I can note that Web Components (the standard) was not a realistic option in 2015, and it was not a realistic option years later when I evaluated it either. So possibly Vue3 is a good choice today.
Argon2
Password “encryption” is done using Argon2. I wrote a separate post about it. I am obviously not implementing the encryption code myself, I would never do anything like that.
HTML Canvas / Graphs / Maps
There have been some need to generate graphs or maps. This has been done with standard HTML/JavaScript Canvas. None of the graphics generated are particularly standard-looking and a simple graph/map library would not have met the requirements.
Other dependencies
There are other dependencies for things that make no sense to implement directly in JavaScript.
- wkhtmltopdf – used to create PDF, comes with Debian
- libxlswriter – used to create Excel files (via a small C-program)

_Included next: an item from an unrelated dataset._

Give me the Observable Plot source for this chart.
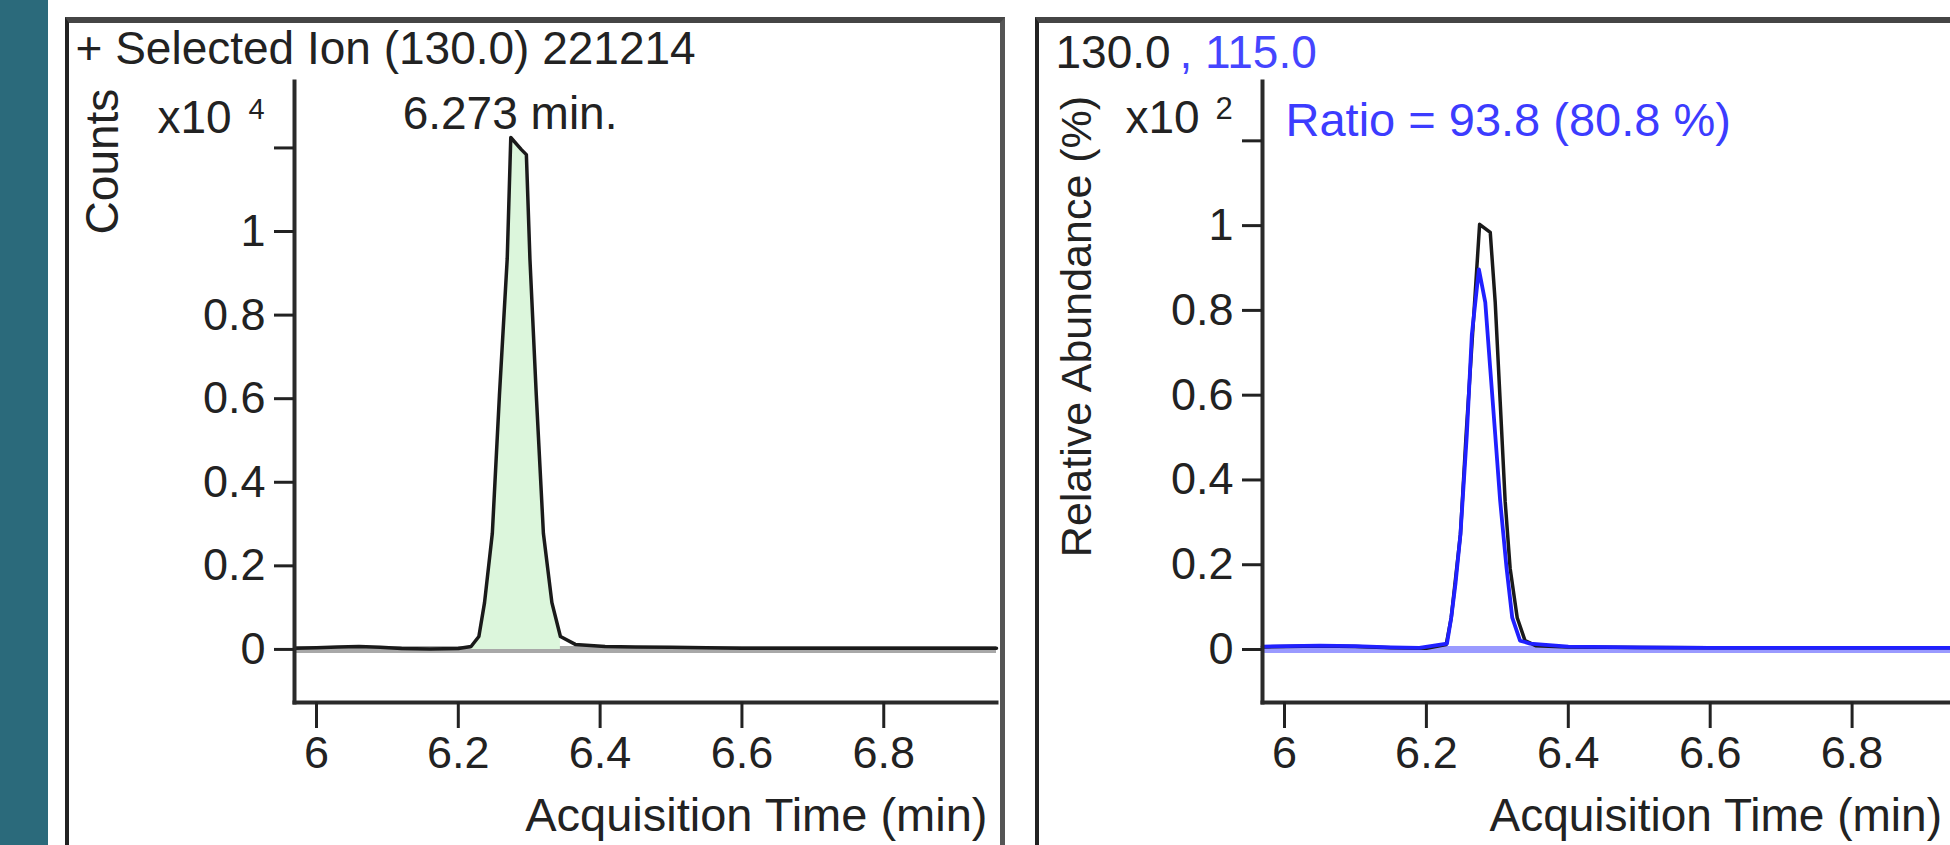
<!DOCTYPE html>
<html>
<head>
<meta charset="utf-8">
<script src="https://cdn.jsdelivr.net/npm/d3@7"></script>
<script src="https://cdn.jsdelivr.net/npm/@observablehq/plot@0.6"></script>
<style>
  html, body { margin: 0; padding: 0; background: #fff; }
  body { width: 1950px; height: 845px; overflow: hidden; position: relative; font-family: "Liberation Sans", Arial, sans-serif; }
  #bar { position: absolute; left: 0; top: 0; width: 48px; height: 845px; background: #2b6a7b; }
  .panel { position: absolute; top: 17px; height: 828px; box-sizing: border-box;
           border-top: 6px solid #454545; border-left: 4px solid #222; }
  #pL { left: 65px; width: 940px; border-right: 5px solid #555; }
  #pR { left: 1035px; width: 915px; }
  .panel svg { position: absolute; left: 0; top: 0; max-width: none !important; }
</style>
</head>
<body>
<div id="bar"></div>
<div class="panel" id="pL"></div>
<div class="panel" id="pR"></div>
<script>
// ---------- data ----------
// Left: selected ion 130.0 chromatogram (counts, x10^4)
const leftTime   = [5.969, 6.0, 6.03, 6.06, 6.09, 6.12, 6.16, 6.2, 6.218, 6.229, 6.237, 6.248, 6.258, 6.269, 6.274, 6.289, 6.296, 6.301, 6.31, 6.32, 6.332, 6.344, 6.365, 6.407, 6.45, 6.5, 6.55, 6.6, 6.7, 6.8, 6.9, 6.959];
const leftCounts = [0.003, 0.004, 0.006, 0.007, 0.005, 0.002, 0.001, 0.002, 0.007, 0.031, 0.112, 0.278, 0.608, 0.935, 1.225, 1.196, 1.184, 0.935, 0.608, 0.278, 0.112, 0.031, 0.012, 0.007, 0.006, 0.005, 0.004, 0.003, 0.003, 0.003, 0.003, 0.003];
const peakLimits = [6.218, 6.344];
const peakRT = [6.273];

// Right: target ion 130.0 (black) and qualifier 115.0 (blue), relative abundance x10^2 %
const targetTime = [5.969, 6.05, 6.1, 6.15, 6.2, 6.228, 6.235, 6.248, 6.256, 6.265, 6.275, 6.29, 6.297, 6.304, 6.311, 6.318, 6.328, 6.339, 6.354, 6.4, 6.5, 6.6, 6.7, 6.8, 6.9, 6.939];
const targetRel  = [0.006, 0.008, 0.007, 0.004, 0.003, 0.012, 0.075, 0.272, 0.507, 0.742, 1.003, 0.984, 0.819, 0.585, 0.350, 0.192, 0.075, 0.021, 0.009, 0.006, 0.005, 0.004, 0.004, 0.004, 0.004, 0.004];
const qualTime   = [5.969, 6.05, 6.1, 6.15, 6.19, 6.229, 6.235, 6.241, 6.248, 6.257, 6.264, 6.274, 6.283, 6.29, 6.297, 6.304, 6.313, 6.321, 6.332, 6.346, 6.4, 6.5, 6.6, 6.7, 6.8, 6.9, 6.939];
const qualRel    = [0.007, 0.009, 0.008, 0.005, 0.004, 0.014, 0.075, 0.155, 0.272, 0.507, 0.742, 0.897, 0.819, 0.662, 0.507, 0.350, 0.192, 0.075, 0.021, 0.014, 0.007, 0.005, 0.004, 0.004, 0.004, 0.004, 0.004];

// ticks
const xTicks = [6, 6.2, 6.4, 6.6, 6.8];
const yTicks = [0, 0.2, 0.4, 0.6, 0.8, 1, 1.2];
const yTickLabels = ["0", "0.2", "0.4", "0.6", "0.8", "1", ""];

// texts
const leftTitle = "+ Selected Ion (130.0) 221214";
const leftYLabel = "Counts";
const leftExpBase = "x10";
const leftExp = "4";
const peakLabel = "6.273 min.";
const xLabel = "Acquisition Time (min)";
const rightTitleA = "130.0";
const rightTitleB = ", 115.0";
const rightYLabel = "Relative Abundance (%)";
const rightExpBase = "x10";
const rightExp = "2";
const ratioLabel = "Ratio = 93.8 (80.8 %)";

// ---------- build ----------
const FONT = "'Liberation Sans', Arial, Helvetica, sans-serif";
const BLUE = "#2020ff";
const leftData = leftTime.map((t, i) => ({t, v: leftCounts[i]}));
const peakData = leftData.filter(d => d.t >= peakLimits[0] && d.t <= peakLimits[1]);
const targetData = targetTime.map((t, i) => ({t, v: targetRel[i]}));
const qualData = qualTime.map((t, i) => ({t, v: qualRel[i]}));
const yFmt = d => yTickLabels[yTicks.indexOf(d)];

function axes() {
  return [
    Plot.frame({anchor: "left", stroke: "#2a2a2a", strokeWidth: 4}),
    Plot.frame({anchor: "bottom", stroke: "#2a2a2a", strokeWidth: 4}),
    Plot.axisY({ticks: yTicks, tickFormat: yFmt, tickSize: 20, tickPadding: 9, fontSize: 45,
                stroke: "#222", fill: "#222", strokeWidth: 3, label: null}),
    Plot.axisX({ticks: xTicks, tickFormat: d => String(d), tickSize: 26, tickPadding: 8, fontSize: 45,
                stroke: "#222", fill: "#222", strokeWidth: 3, label: null})
  ];
}

// Left panel: svg origin at global (69, 23); frame x 294..996, y 81..702
const left = Plot.plot({
  width: 931, height: 822,
  marginLeft: 225, marginRight: 4, marginTop: 58, marginBottom: 143,
  x: {domain: [5.969, 6.959]},
  y: {domain: [-0.127, 1.359]},
  style: {fontFamily: FONT, fontSize: "45px", background: "transparent", color: "#222"},
  marks: [
    Plot.ruleY([0], {stroke: "#a8a8a8", strokeWidth: 7}),
    Plot.areaY(peakData, {x: "t", y: "v", fill: "#dcf6dc"}),
    Plot.lineY(leftData, {x: "t", y: "v", stroke: "#1a1a1a", strokeWidth: 3.5}),
    ...axes(),
    Plot.text([leftTitle], {frameAnchor: "top-left", dx: -219, dy: -18, textAnchor: "start", lineAnchor: "bottom", fontSize: 46, fill: "#222"}),
    Plot.text([leftYLabel], {frameAnchor: "top-left", dx: -177, dy: 80, rotate: -90, textAnchor: "middle", lineAnchor: "bottom", fontSize: 46, fill: "#222"}),
    Plot.text([leftExpBase], {frameAnchor: "top-left", dx: -137, dy: 51, textAnchor: "start", lineAnchor: "bottom", fontSize: 46, fill: "#222"}),
    Plot.text([leftExp], {frameAnchor: "top-left", dx: -46, dy: 37, textAnchor: "start", lineAnchor: "bottom", fontSize: 29, fill: "#222"}),
    Plot.text(peakRT, {x: d => d, frameAnchor: "top", dy: 47, textAnchor: "middle", lineAnchor: "bottom", text: () => peakLabel, fontSize: 46, fill: "#222"}),
    Plot.text([xLabel], {frameAnchor: "bottom-right", dx: -9, dy: 128, textAnchor: "end", lineAnchor: "bottom", fontSize: 47, fill: "#222"})
  ]
});
document.getElementById("pL").appendChild(left);

// Right panel: svg origin at global (1039, 23); frame x 1262..1950, y 81..702
const right = Plot.plot({
  width: 911, height: 822,
  marginLeft: 223, marginRight: 0, marginTop: 58, marginBottom: 143,
  x: {domain: [5.969, 6.9387]},
  y: {domain: [-0.125, 1.340]},
  style: {fontFamily: FONT, fontSize: "45px", background: "transparent", color: "#222"},
  marks: [
    Plot.ruleY([0], {stroke: "#9a9aff", strokeWidth: 7}),
    Plot.lineY(targetData, {x: "t", y: "v", stroke: "#1a1a1a", strokeWidth: 3.5}),
    Plot.lineY(qualData, {x: "t", y: "v", stroke: BLUE, strokeWidth: 3.8}),
    ...axes(),
    Plot.text([rightTitleA], {frameAnchor: "top-left", dx: -207, dy: -14, textAnchor: "start", lineAnchor: "bottom", fontSize: 46, fill: "#222"}),
    Plot.text([rightTitleB], {frameAnchor: "top-left", dx: -83, dy: -14, textAnchor: "start", lineAnchor: "bottom", fontSize: 46, fill: "#4545ff"}),
    Plot.text([rightYLabel], {frameAnchor: "top-left", dx: -172, dy: 245, rotate: -90, textAnchor: "middle", lineAnchor: "bottom", fontSize: 43, fill: "#222"}),
    Plot.text([rightExpBase], {frameAnchor: "top-left", dx: -137, dy: 51, textAnchor: "start", lineAnchor: "bottom", fontSize: 46, fill: "#222"}),
    Plot.text([rightExp], {frameAnchor: "top-left", dx: -47, dy: 37, textAnchor: "start", lineAnchor: "bottom", fontSize: 31, fill: "#222"}),
    Plot.text([ratioLabel], {frameAnchor: "top-left", dx: 23, dy: 54, textAnchor: "start", lineAnchor: "bottom", fontSize: 47, fill: "#3c3cff"}),
    Plot.text([xLabel], {frameAnchor: "bottom-left", dx: 227, dy: 128, textAnchor: "start", lineAnchor: "bottom", fontSize: 46, fill: "#222"})
  ]
});
document.getElementById("pR").appendChild(right);
</script>
</body>
</html>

- trumbowyg – used for end user editing HTML capability
- nginx – https reverse proxy
- NPM packages (dev only)
- mocha – a test runner – quite unnecessary dependency, especially now when Node.js has its own test capability
- eslint – to validate JS code
- htmllint – to validate HTML
- c8 – to get test coverage and other statistics
Conclusions
Working in software projects, loaded with bureaucracy, unrealistic expectations and new and unproven tools that nobody masters is like driving a convertible on the highway with the roof off. It is tiring, you can not go on for long.
Working in a maintenance situation where all you do is replacing working software because the dependencies are no longer supported is the same thing.
However, when you stop relying on tools and dependencies that run out of fashion and support, when you focus on understanding and solving the real problem – not stupid invented technical problems – you start to deliver real value. That way, you build trust and can get rid of the bureaucratic overhead, it is like getting the roof back on, just cruising comfortably, making fast progress.